石段を下り切ったところにカンスケ井戸がありました。
「カンスケ」というのは屋号らしいのですが、その家が絶えてしまったいまとなっては、どんな家であったのかはっきりしないそうです。
そこからしばらく歩くと、上本郷第二小学校脇に宮ノ下湧水がありました。宮ノ下の「宮」とは台地の上にある風早神社のことです。
遠くにいても、流れ出た水が下水溝に落ちるゴボゴボという音が聞こえます。見た限りでは水量も豊かで清涼そうなのに、下水に流してしまうだけというのはいかにももったいない。
このあと上本郷の駅前を抜け、天神山古墳前を通って、またスーパー銭湯・湯楽の里(ゆらのさと)へ行ってきました。
湯楽の里前にある工務店。
店主か? 不況の影響なのか、随分寝苦しそうな格好で昼寝をしていたので、断わりもせず失礼してカシャリと一枚。
到着したのが午後二時と早かったせいか、スーパー銭湯は空いていました。ほんの数分間ですが、私が露天に入っていたときは、広い露天風呂を私が独りで占領、という状態だったほどです。
001番の下足箱は空いていなかったので、私の誕生日の番号を使いました。
この日、これまで入ったことがなかった露天の泡風呂に入りました。
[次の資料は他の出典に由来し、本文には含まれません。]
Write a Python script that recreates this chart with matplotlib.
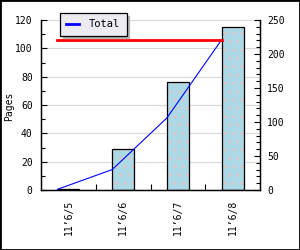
import matplotlib.pyplot as plt
from matplotlib.patches import Rectangle
from matplotlib.ticker import MultipleLocator, FixedLocator

days = ["11’6/5", "11’6/6", "11’6/7", "11’6/8"]
pages = [1, 29, 76, 115]
total = [1, 30, 106, 221]
peak = [221, 221]

plt.rcParams['font.family'] = ['DejaVu Sans Mono']
plt.rcParams['font.size'] = 7
plt.rcParams['hatch.linewidth'] = 0.8

fig = plt.figure(figsize=(3, 2.5), dpi=100)
fig.patch.set_facecolor('white')
fig.patches.append(Rectangle((0, 0), 1, 1, transform=fig.transFigure,
                             fill=False, edgecolor='black', linewidth=2))

ax = fig.add_axes([41 / 300, 1 - 190 / 250, 219 / 300, 170 / 250])
ax2 = ax.twinx()

x = list(range(len(days)))
# dotted fill then black outline
ax.bar(x, pages, width=0.4, color='#add8e6', edgecolor='#e3c2c2', hatch='..',
       linewidth=0, zorder=2)
ax.bar(x, pages, width=0.4, fill=False, edgecolor='black', linewidth=0.9, zorder=3)
ax.set_xlim(-0.5, len(days) - 0.5)
ax.set_ylim(0, 120)
ax.yaxis.set_major_locator(MultipleLocator(20))
ax.yaxis.set_minor_locator(MultipleLocator(10))
ax.grid(axis='y', color='#d8d8d8', linewidth=0.8, zorder=0)
ax.set_axisbelow(True)
ax.set_xticks(x)
ax.set_xticklabels(days, rotation=90)
ax.xaxis.set_minor_locator(FixedLocator([0.5, 1.5, 2.5]))
ax.tick_params(axis='x', which='major', length=0, pad=7)
ax.tick_params(axis='x', which='minor', direction='in', length=4, width=0.8)
ax.tick_params(axis='y', which='major', direction='in', length=4, width=0.8, pad=6)
ax.tick_params(axis='y', which='minor', direction='in', length=3, width=0.8)
fig.text(9 / 300, 1 - 106 / 250, 'Pages', rotation=90, ha='center', va='center')

lx = [i - 0.2 for i in x]
line, = ax2.plot(lx, total, color='blue', linewidth=0.8, label='Total', zorder=4)
ax2.plot([lx[0], lx[-1]], peak, color='red', linewidth=2, zorder=4)
ax2.set_ylim(0, 250)
ax2.yaxis.set_major_locator(MultipleLocator(50))
ax2.yaxis.set_minor_locator(MultipleLocator(10))
ax2.tick_params(axis='y', which='major', direction='in', length=4, width=0.8, pad=5)
ax2.tick_params(axis='y', which='minor', direction='in', length=3, width=0.8)

for a in (ax, ax2):
    a.spines['top'].set_visible(False)
    for s in ('left', 'right', 'bottom'):
        a.spines[s].set_linewidth(0.9)

leg = fig.legend(handles=[line], loc='upper left',
                 bbox_to_anchor=(60 / 300, 1 - 13 / 250),
                 frameon=True, fancybox=False,
                 shadow={'color': '#b4b4b4', 'alpha': 1},
                 edgecolor='black', facecolor='#ecebf2', framealpha=1,
                 handlelength=1.2, borderpad=0.6, handletextpad=1.0,
                 borderaxespad=0, fontsize=7.5)
leg.get_frame().set_linewidth(0.9)
leg.get_lines()[0].set_linewidth(2)

fig.savefig('out.png', dpi=100)
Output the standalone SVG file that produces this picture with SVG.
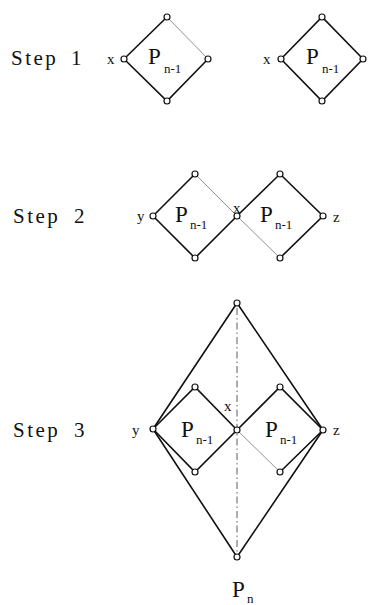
<svg xmlns="http://www.w3.org/2000/svg" width="368" height="605" viewBox="0 0 368 605">
<style>
.e{stroke:#111;stroke-width:1.6;fill:none}
.f{stroke:#777;stroke-width:0.8;fill:none}
.dd{stroke:#333;stroke-width:0.8;fill:none;stroke-dasharray:7 3 1.5 3}
.n{fill:#fff;stroke:#111;stroke-width:1.2}
.step{font-family:"Liberation Serif",serif;font-size:21px;letter-spacing:2.5px;fill:#111}
.v{font-family:"Liberation Serif",serif;font-size:15px;fill:#111}
.p{font-family:"Liberation Serif",serif;font-size:23px;fill:#111}
.s{font-family:"Liberation Serif",serif;font-size:13px;fill:#111}
</style>
<rect width="368" height="605" fill="#fff"/>
<g id="labels">
<text class="step" x="11" y="65">Step <tspan x="71">1</tspan></text>
<text class="step" x="13" y="223">Step <tspan x="74">2</tspan></text>
<text class="step" x="13" y="437">Step <tspan x="74">3</tspan></text>
</g>
<g id="connectors">
<!-- step 1 -->
<path class="e" d="M124,59 L167,17 M124,59 L167,101 L208,59"/>
<path class="f" d="M167,17 L208,59"/>
<path class="e" d="M281,59 L322,17 L363,59 L322,101 Z"/>
<!-- step 2 -->
<path class="e" d="M153,216 L195,174 M153,216 L195,258 L237,216 L280,174 L323,216 L280,258"/>
<path class="f" d="M195,174 L237,216 M237,216 L280,258"/>
<!-- step 3 -->
<path class="e" d="M153,429 L237,303 L323,430 M153,429 L237,557 L323,430"/>
<path class="e" d="M153,429 L195,387 L237,430 L195,472 Z M237,430 L280,387 L323,430 L280,472"/>
<path class="f" d="M237,430 L280,472"/>
<path class="dd" d="M237,308 L237,552"/>
</g>
<g id="step1-left">
<circle class="n" cx="167" cy="17" r="3"/>
<circle class="n" cx="124" cy="59" r="3"/>
<circle class="n" cx="208" cy="59" r="3"/>
<circle class="n" cx="167" cy="101" r="3"/>
<text class="v" x="107" y="64">x</text>
<text class="p" x="148" y="64">P</text><text class="s" x="164" y="73">n-1</text>
</g>
<g id="step1-right">
<circle class="n" cx="322" cy="17" r="3"/>
<circle class="n" cx="281" cy="59" r="3"/>
<circle class="n" cx="363" cy="59" r="3"/>
<circle class="n" cx="322" cy="101" r="3"/>
<text class="v" x="263" y="64">x</text>
<text class="p" x="306" y="64">P</text><text class="s" x="322" y="73">n-1</text>
</g>
<g id="step2-left">
<circle class="n" cx="195" cy="174" r="3"/>
<circle class="n" cx="153" cy="216" r="3"/>
<circle class="n" cx="195" cy="258" r="3"/>
<text class="v" x="137" y="221">y</text>
<text class="p" x="175" y="222">P</text><text class="s" x="190" y="229">n-1</text>
</g>
<g id="step2-x">
<circle class="n" cx="237" cy="216" r="3"/>
<text class="v" x="233" y="213">x</text>
</g>
<g id="step2-right">
<circle class="n" cx="280" cy="174" r="3"/>
<circle class="n" cx="323" cy="216" r="3"/>
<circle class="n" cx="280" cy="258" r="3"/>
<text class="v" x="333" y="222">z</text>
<text class="p" x="260" y="222">P</text><text class="s" x="275" y="229">n-1</text>
</g>
<g id="step3-top"><circle class="n" cx="237" cy="303" r="3"/></g>
<g id="step3-y">
<circle class="n" cx="153" cy="429" r="3"/>
<text class="v" x="132" y="435">y</text>
</g>
<g id="step3-left">
<circle class="n" cx="195" cy="387" r="3"/>
<circle class="n" cx="195" cy="472" r="3"/>
<text class="p" x="181" y="437">P</text><text class="s" x="196" y="444">n-1</text>
</g>
<g id="step3-x">
<circle class="n" cx="237" cy="430" r="3"/>
<text class="v" x="224" y="411">x</text>
</g>
<g id="step3-right">
<circle class="n" cx="280" cy="387" r="3"/>
<circle class="n" cx="280" cy="472" r="3"/>
<text class="p" x="265" y="437">P</text><text class="s" x="280" y="444">n-1</text>
</g>
<g id="step3-z">
<circle class="n" cx="323" cy="430" r="3"/>
<text class="v" x="333" y="435">z</text>
</g>
<g id="step3-bottom">
<circle class="n" cx="237" cy="557" r="3"/>
<text class="p" x="232" y="597">P</text><text class="s" x="247" y="603">n</text>
</g>
</svg>
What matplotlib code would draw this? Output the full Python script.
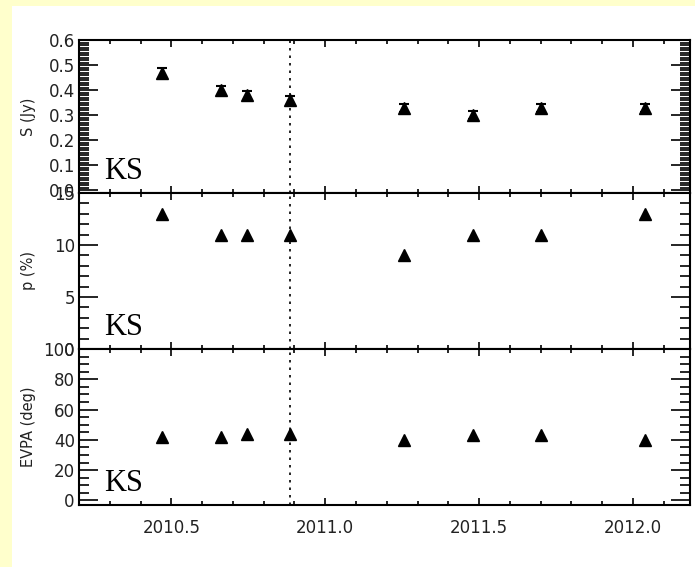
import matplotlib.pyplot as plt
from matplotlib.patches import Rectangle
from matplotlib.ticker import MultipleLocator, FormatStrFormatter

# epochs (decimal year)
epochs = [2010.47, 2010.66, 2010.745, 2010.885, 2011.255, 2011.48, 2011.70, 2012.04]

flux = [0.47, 0.40, 0.38, 0.36, 0.33, 0.30, 0.33, 0.33]
flux_err = [0.020, 0.018, 0.018, 0.018, 0.016, 0.016, 0.016, 0.016]
pol_frac = [13, 11, 11, 11, 9, 11, 11, 13]
evpa = [42, 42, 44, 44, 40, 43, 43, 40]

flare_epoch = 2010.885
tag = "KS"

fig = plt.figure(figsize=(6.95, 5.67), dpi=100, facecolor="#FFFFCC")
fig.patches.append(Rectangle((12 / 695, 0), 1, 1 - 6 / 567, transform=fig.transFigure,
                             facecolor="white", edgecolor="none", zorder=-10))

left, width = 79 / 695, 611 / 695
ax1 = fig.add_axes([left, 1 - 193 / 567, width, 153 / 567])
ax2 = fig.add_axes([left, 1 - 349 / 567, width, 156 / 567], sharex=ax1)
ax3 = fig.add_axes([left, 1 - 505 / 567, width, 156 / 567], sharex=ax1)

ax1.errorbar(epochs, flux, yerr=flux_err, fmt="^", color="black", ms=8.5,
             capsize=3.5, elinewidth=1.5, capthick=1.5)
ax2.plot(epochs, pol_frac, "^", color="black", ms=8.5)
ax3.plot(epochs, evpa, "^", color="black", ms=8.5)

ax1.set_ylim(-0.01, 0.6)
ax1.yaxis.set_major_locator(MultipleLocator(0.1))
ax1.yaxis.set_minor_locator(MultipleLocator(0.01))
ax1.yaxis.set_major_formatter(FormatStrFormatter("%.1f"))
ax1.set_ylabel("S (Jy)")

ax2.set_ylim(0, 15)
ax2.yaxis.set_major_locator(MultipleLocator(5))
ax2.yaxis.set_minor_locator(MultipleLocator(1))
ax2.set_ylabel("p (%)")

ax3.set_ylim(-3, 100)
ax3.yaxis.set_major_locator(MultipleLocator(20))
ax3.yaxis.set_minor_locator(MultipleLocator(5))
ax3.set_ylabel("EVPA (deg)")

ax3.set_xlim(2010.2, 2012.185)
ax3.xaxis.set_major_locator(MultipleLocator(0.5))
ax3.xaxis.set_minor_locator(MultipleLocator(0.1))
ax3.xaxis.set_major_formatter(FormatStrFormatter("%.1f"))

for ax in (ax1, ax2, ax3):
    ax.axvline(flare_epoch, color="black", ls=(0, (1.5, 3)), lw=1.2)
    ax.text(0.041, 0.09, tag, transform=ax.transAxes, family="Liberation Serif",
            fontsize=22, va="baseline", ha="left")
    ax.tick_params(which="both", direction="in", top=True, right=True, labelsize=12,
                   width=1.2, pad=3, labelcolor="#222222")
    ax.tick_params(axis="y", which="major", length=14)
    ax.tick_params(axis="y", which="minor", length=7)
    ax.tick_params(axis="x", which="major", length=5)
    ax.tick_params(axis="x", which="minor", length=3)
    ax.yaxis.label.set_size(10.5)
    ax.yaxis.label.set_color("#222222")
    ax.yaxis.set_label_coords(-0.07, 0.5)
    for s in ax.spines.values():
        s.set_linewidth(1.5)

for ax in (ax1, ax2):
    ax.tick_params(labelbottom=False)

ax3.tick_params(axis="x", pad=10)

fig.savefig("out.png", dpi=100, facecolor=fig.get_facecolor())
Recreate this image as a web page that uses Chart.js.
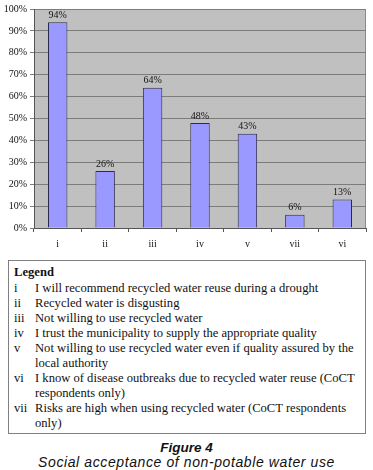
<!DOCTYPE html>
<html>
<head>
<meta charset="utf-8">
<script src="https://cdn.jsdelivr.net/npm/chart.js@4/dist/chart.umd.min.js"></script>
<style>
  body { margin: 0; width: 373px; height: 470px; background: #fff; position: relative; overflow: hidden; }
  #chartBox { position: absolute; left: 0; top: 0; width: 373px; height: 250px; }
  #legend {
    position: absolute; left: 8px; top: 260px; width: 358px; height: 174px;
    box-sizing: border-box; border: 1px solid #808080;
    font-family: "Liberation Serif", "Times New Roman", serif; font-size: 12.6px; line-height: 15.1px;
    color: #111; padding: 3.5px 4px 0 5px;
  }
  #legend .title { font-weight: bold; margin-bottom: 1px; }
  #legend .row { display: flex; }
  #legend .num { width: 21px; flex: none; }
  #legend .txt { flex: 1; white-space: pre-line; }
  #caption {
    position: absolute; left: 0; top: 440px; width: 373px; text-align: center;
    font-family: "Liberation Sans", Arial, sans-serif; font-style: italic; font-size: 14px; line-height: 14px; color: #111;
  }
  #caption b { font-size: 13.5px; }
  #caption span { letter-spacing: 0.6px; }
</style>
</head>
<body>
<div id="chartBox"><canvas id="acceptChart"></canvas></div>
<div id="legend"></div>
<div id="caption"><b>Figure 4</b><br><span>Social acceptance of non-potable water use</span></div>
<script>
// ========== 数据 ==========
const categories = ['i', 'ii', 'iii', 'iv', 'v', 'vii', 'vi'];
const acceptance = [94, 26, 64, 48, 43, 6, 13];
const yTicks = [0, 10, 20, 30, 40, 50, 60, 70, 80, 90, 100];
const legendKeys = ['i', 'ii', 'iii', 'iv', 'v', 'vi', 'vii'];
const legendTexts = [
    'I will recommend recycled water reuse during a drought',
    'Recycled water is disgusting',
    'Not willing to use recycled water',
    'I trust the municipality to supply the appropriate quality',
    'Not willing to use recycled water even if quality assured by the\nlocal authority',
    'I know of disease outbreaks due to recycled water reuse (CoCT\nrespondents only)',
    'Risks are high when using recycled water (CoCT respondents\nonly)'
];

// ========== 图例 ==========
function buildLegend() {
    const box = document.getElementById('legend');
    let html = '<div class="title">Legend</div>';
    legendKeys.forEach((k, i) => {
        html += `<div class="row"><div class="num">${k}</div><div class="txt">${legendTexts[i]}</div></div>`;
    });
    box.innerHTML = html;
}

// 绘图区灰色背景 + 边框
const plotBg = {
    id: 'plotBg',
    beforeDraw(chart) {
        const { ctx, chartArea: a } = chart;
        ctx.save();
        ctx.fillStyle = '#c0c0c0';
        ctx.fillRect(a.left, a.top, a.right - a.left, a.bottom - a.top);
        ctx.strokeStyle = '#8a8a8a';
        ctx.lineWidth = 1;
        ctx.strokeRect(a.left + 0.5, a.top + 0.5, a.right - a.left - 1, a.bottom - a.top);
        ctx.restore();
    }
};

// 柱顶百分比标签
const barLabels = {
    id: 'barLabels',
    afterDatasetsDraw(chart) {
        const { ctx } = chart;
        const meta = chart.getDatasetMeta(0);
        ctx.save();
        ctx.font = '10px "Liberation Serif", serif';
        ctx.fillStyle = '#111';
        ctx.textAlign = 'center';
        ctx.textBaseline = 'bottom';
        meta.data.forEach((bar, i) => {
            ctx.fillText(acceptance[i] + '%', bar.x, bar.y - 2);
        });
        ctx.restore();
    }
};

function initChart() {
    const ctx = document.getElementById('acceptChart').getContext('2d');
    new Chart(ctx, {
        type: 'bar',
        data: {
            labels: categories,
            datasets: [{
                data: acceptance,
                backgroundColor: '#9999ff',
                borderColor: '#2a2a50',
                borderWidth: 1,
                barPercentage: 0.41,
                categoryPercentage: 1
            }]
        },
        options: {
            responsive: true,
            maintainAspectRatio: false,
            animation: false,
            layout: { padding: { top: 8, right: 7, left: 0, bottom: 0 } },
            plugins: { legend: { display: false }, tooltip: { enabled: false } },
            scales: {
                x: {
                    offset: true,
                    grid: { offset: true, drawOnChartArea: false, drawTicks: true, tickLength: 4, color: '#555' },
                    border: { color: '#555' },
                    ticks: { color: '#111', font: { family: '"Liberation Serif", serif', size: 10 }, padding: 6 },
                    afterFit(scale) { scale.height = 22; }
                },
                y: {
                    min: 0, max: 100,
                    afterBuildTicks(scale) { scale.ticks = yTicks.map(v => ({ value: v })); },
                    grid: { color: '#7c7c7c', tickLength: 4 },
                    border: { color: '#555' },
                    ticks: {
                        color: '#111', padding: 3,
                        font: { family: '"Liberation Serif", serif', size: 10 },
                        callback: v => v + '%'
                    },
                    afterFit(scale) { scale.width = 34; }
                }
            }
        },
        plugins: [plotBg, barLabels]
    });
}

buildLegend();
initChart();
</script>
</body>
</html>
前四回はいつも入っている人があって、空かなかったのです。
さらに壷湯(二つ並んでいます)も一人で占領。
前回は前に入っていた人の体格がよかったため、満々と貯まったお湯をザバーッと溢れさせることができませんでしたが、今回は矢継ぎ早に二つをハシゴして、ザバーッ、ザバーッ……と。
この壺湯はとくに子どもにはうれしいようで、空くとサッとばかり走って行くので、いつも先を越されてしまいます。子どもと争ってもなぁ、と自重するので、なかなか入ることができません。
これでサウナを除いてすべての湯を体験しました。入浴時間は四十分。
↓この日歩いたところ。
http://chizuz.com/map/map63441.html
※一月二十四日(日曜日)の残念。
ラグビートップリーグプレーオフ準決勝・トヨタ自動車は対三洋電機戦。
相手司令塔・ブラウンが前試合の暴力行為で出場停止。小憎らしい奴がいないのだから、絶好のチャンスでしたが、さすがに三洋電機の壁は厚い。後半追い上げて、21対25と4点差まで迫りましたが、そこまで。あえなく終了のホイッスルを聞くこととなりにけり。